Below are the records; give again exactly the lines from the one containing "Clone this chart" through the one containing "80.8, 81.3, 82.0];", leaving out pictures.

Entries with chart source code
━━━━━━━━━━━━━━━━
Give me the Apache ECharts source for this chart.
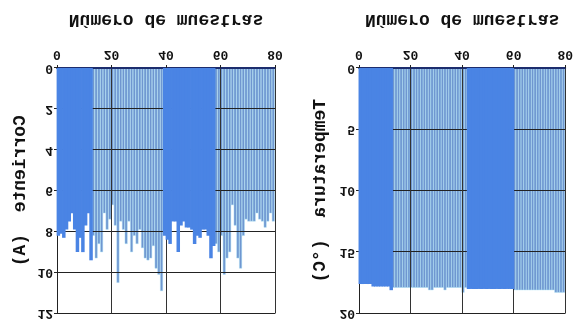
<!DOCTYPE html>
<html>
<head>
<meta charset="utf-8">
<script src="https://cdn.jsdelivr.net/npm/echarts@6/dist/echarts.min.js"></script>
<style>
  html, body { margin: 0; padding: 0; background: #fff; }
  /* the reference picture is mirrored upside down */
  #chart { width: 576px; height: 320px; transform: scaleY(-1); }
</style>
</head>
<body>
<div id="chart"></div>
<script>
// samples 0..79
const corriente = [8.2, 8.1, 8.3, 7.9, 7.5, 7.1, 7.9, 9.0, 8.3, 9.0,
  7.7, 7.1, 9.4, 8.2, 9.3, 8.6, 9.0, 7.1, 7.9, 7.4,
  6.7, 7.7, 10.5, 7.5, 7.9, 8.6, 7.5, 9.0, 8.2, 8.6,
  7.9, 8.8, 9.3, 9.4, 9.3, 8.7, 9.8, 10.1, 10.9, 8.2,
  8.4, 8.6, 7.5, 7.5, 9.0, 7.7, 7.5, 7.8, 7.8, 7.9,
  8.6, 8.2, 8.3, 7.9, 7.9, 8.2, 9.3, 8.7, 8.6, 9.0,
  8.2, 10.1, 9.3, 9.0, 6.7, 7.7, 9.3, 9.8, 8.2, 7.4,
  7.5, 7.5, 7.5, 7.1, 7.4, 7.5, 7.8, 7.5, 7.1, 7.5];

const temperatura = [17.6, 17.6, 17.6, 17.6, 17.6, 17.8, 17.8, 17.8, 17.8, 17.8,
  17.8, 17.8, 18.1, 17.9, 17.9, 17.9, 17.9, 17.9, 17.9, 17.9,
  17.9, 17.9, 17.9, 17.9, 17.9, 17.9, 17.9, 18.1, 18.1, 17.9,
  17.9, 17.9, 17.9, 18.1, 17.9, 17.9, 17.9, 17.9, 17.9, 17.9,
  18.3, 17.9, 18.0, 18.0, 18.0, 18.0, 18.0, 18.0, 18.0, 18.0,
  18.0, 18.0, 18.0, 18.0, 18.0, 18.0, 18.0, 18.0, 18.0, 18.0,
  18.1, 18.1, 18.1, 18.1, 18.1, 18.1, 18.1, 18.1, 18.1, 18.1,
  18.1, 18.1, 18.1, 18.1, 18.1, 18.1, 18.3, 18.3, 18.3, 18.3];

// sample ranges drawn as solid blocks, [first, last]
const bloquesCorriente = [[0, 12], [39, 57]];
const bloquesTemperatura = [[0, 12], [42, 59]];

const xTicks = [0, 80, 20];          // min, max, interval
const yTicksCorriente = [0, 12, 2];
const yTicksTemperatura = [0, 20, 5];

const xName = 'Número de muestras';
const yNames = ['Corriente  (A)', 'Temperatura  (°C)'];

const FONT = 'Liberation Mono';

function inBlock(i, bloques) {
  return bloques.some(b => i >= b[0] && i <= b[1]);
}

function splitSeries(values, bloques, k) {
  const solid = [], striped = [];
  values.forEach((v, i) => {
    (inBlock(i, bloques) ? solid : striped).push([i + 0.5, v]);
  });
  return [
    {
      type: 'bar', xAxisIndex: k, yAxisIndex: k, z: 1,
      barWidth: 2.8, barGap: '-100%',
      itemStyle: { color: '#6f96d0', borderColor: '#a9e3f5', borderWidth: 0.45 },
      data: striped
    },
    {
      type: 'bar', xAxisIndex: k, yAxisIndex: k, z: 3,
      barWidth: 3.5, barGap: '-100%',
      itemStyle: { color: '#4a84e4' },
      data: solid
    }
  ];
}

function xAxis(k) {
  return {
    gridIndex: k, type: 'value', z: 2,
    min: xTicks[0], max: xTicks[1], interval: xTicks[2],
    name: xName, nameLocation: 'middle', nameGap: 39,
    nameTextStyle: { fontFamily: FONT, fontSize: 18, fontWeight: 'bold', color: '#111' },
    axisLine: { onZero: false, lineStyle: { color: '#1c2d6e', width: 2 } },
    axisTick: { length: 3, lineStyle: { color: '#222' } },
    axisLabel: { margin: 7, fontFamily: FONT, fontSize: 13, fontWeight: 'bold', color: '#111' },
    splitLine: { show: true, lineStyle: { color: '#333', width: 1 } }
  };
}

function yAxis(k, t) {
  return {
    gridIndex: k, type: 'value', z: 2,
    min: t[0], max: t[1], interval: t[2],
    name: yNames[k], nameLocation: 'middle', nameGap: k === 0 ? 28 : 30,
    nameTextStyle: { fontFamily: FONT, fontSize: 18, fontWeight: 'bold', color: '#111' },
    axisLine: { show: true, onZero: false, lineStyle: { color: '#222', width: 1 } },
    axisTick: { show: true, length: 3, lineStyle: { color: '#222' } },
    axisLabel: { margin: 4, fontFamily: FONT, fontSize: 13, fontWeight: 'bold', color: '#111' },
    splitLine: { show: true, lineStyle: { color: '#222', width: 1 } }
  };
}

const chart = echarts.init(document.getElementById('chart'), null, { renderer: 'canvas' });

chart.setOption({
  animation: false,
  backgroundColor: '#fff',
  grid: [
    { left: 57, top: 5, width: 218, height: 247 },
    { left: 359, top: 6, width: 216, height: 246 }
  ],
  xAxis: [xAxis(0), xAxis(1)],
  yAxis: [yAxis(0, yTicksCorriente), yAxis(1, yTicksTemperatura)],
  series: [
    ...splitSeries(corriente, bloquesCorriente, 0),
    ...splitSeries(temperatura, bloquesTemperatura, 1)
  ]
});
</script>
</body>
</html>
━━━━━━━━━━━━━━━━
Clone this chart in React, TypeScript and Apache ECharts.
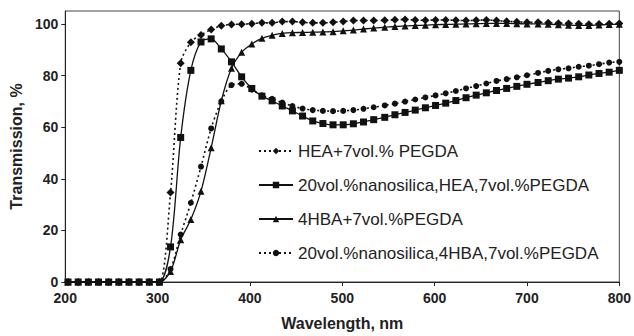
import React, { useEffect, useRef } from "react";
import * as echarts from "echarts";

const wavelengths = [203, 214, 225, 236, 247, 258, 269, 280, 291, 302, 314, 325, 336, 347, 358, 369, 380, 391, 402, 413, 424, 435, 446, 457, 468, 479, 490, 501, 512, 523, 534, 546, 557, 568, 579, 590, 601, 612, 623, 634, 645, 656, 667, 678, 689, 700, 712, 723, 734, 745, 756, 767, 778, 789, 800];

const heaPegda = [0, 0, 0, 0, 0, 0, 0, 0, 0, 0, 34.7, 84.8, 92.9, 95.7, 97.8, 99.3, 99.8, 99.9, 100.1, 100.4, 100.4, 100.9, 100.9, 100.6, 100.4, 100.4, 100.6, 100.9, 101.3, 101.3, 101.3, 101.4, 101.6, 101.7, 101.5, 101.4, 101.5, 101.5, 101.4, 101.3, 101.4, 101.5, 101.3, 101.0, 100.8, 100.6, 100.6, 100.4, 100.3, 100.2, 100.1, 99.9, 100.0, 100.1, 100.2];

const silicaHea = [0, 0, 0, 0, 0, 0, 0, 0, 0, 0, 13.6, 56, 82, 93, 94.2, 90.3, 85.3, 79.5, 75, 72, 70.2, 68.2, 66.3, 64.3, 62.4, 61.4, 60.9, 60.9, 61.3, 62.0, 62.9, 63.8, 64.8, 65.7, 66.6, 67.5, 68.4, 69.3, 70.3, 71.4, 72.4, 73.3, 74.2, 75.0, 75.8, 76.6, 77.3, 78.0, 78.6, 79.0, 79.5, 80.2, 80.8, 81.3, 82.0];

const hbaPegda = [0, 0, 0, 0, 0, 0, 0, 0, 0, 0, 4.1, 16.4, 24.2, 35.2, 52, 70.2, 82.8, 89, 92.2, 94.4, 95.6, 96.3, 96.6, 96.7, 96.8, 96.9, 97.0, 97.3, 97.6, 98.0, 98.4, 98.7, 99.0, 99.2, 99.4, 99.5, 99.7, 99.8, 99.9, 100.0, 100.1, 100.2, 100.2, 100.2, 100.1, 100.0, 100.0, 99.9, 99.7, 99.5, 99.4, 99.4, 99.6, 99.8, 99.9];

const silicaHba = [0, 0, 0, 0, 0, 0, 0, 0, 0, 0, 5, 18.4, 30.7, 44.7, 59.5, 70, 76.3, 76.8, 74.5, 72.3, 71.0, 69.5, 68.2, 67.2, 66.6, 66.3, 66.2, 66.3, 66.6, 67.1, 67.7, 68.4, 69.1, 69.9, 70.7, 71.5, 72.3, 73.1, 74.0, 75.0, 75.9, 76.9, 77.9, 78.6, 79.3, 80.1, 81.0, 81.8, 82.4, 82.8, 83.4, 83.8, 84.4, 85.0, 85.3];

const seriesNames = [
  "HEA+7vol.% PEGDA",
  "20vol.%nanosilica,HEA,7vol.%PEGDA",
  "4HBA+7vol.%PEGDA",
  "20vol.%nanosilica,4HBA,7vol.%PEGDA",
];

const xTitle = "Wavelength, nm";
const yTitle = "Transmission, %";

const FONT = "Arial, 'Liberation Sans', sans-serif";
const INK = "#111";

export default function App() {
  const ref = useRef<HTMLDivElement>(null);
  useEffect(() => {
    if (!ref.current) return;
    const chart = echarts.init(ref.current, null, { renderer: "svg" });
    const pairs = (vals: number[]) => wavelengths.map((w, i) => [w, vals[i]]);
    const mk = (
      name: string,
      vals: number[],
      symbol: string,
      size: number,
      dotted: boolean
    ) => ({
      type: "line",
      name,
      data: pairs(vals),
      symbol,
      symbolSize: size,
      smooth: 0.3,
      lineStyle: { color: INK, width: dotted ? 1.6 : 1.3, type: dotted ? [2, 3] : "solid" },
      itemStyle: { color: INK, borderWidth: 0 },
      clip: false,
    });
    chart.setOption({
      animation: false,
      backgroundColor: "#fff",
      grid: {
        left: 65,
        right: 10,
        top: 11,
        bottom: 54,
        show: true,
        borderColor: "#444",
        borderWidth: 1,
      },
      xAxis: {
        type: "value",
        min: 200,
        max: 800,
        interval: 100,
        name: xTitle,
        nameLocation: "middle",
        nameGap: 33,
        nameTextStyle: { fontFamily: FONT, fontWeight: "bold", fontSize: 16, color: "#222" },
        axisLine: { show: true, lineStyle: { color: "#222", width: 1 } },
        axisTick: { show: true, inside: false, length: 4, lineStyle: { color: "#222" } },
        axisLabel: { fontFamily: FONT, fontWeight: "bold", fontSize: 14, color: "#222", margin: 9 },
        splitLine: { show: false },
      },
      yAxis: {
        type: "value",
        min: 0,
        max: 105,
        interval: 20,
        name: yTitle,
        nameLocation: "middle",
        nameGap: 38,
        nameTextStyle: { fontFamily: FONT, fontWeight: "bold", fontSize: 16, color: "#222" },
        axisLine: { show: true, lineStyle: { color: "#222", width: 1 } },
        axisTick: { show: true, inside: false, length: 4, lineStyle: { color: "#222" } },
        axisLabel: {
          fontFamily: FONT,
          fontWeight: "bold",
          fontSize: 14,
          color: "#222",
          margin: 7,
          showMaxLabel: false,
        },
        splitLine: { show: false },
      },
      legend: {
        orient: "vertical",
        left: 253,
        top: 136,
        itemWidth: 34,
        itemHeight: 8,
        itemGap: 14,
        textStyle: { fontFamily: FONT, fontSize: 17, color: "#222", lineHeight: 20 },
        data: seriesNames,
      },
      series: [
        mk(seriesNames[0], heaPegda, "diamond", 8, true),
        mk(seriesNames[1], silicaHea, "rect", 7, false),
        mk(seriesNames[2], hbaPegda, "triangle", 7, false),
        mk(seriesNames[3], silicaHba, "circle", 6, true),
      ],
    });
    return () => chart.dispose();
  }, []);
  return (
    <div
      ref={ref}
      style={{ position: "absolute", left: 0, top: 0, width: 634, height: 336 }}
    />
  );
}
━━━━━━━━━━━━━━━━
» Answer
Clone this chart in React, TypeScript and Apache ECharts.
import React, { useEffect, useRef } from "react";
import * as echarts from "echarts";

const wavelengths = [203, 214, 225, 236, 247, 258, 269, 280, 291, 302, 314, 325, 336, 347, 358, 369, 380, 391, 402, 413, 424, 435, 446, 457, 468, 479, 490, 501, 512, 523, 534, 546, 557, 568, 579, 590, 601, 612, 623, 634, 645, 656, 667, 678, 689, 700, 712, 723, 734, 745, 756, 767, 778, 789, 800];

const heaPegda = [0, 0, 0, 0, 0, 0, 0, 0, 0, 0, 34.7, 84.8, 92.9, 95.7, 97.8, 99.3, 99.8, 99.9, 100.1, 100.4, 100.4, 100.9, 100.9, 100.6, 100.4, 100.4, 100.6, 100.9, 101.3, 101.3, 101.3, 101.4, 101.6, 101.7, 101.5, 101.4, 101.5, 101.5, 101.4, 101.3, 101.4, 101.5, 101.3, 101.0, 100.8, 100.6, 100.6, 100.4, 100.3, 100.2, 100.1, 99.9, 100.0, 100.1, 100.2];

const silicaHea = [0, 0, 0, 0, 0, 0, 0, 0, 0, 0, 13.6, 56, 82, 93, 94.2, 90.3, 85.3, 79.5, 75, 72, 70.2, 68.2, 66.3, 64.3, 62.4, 61.4, 60.9, 60.9, 61.3, 62.0, 62.9, 63.8, 64.8, 65.7, 66.6, 67.5, 68.4, 69.3, 70.3, 71.4, 72.4, 73.3, 74.2, 75.0, 75.8, 76.6, 77.3, 78.0, 78.6, 79.0, 79.5, 80.2, 80.8, 81.3, 82.0];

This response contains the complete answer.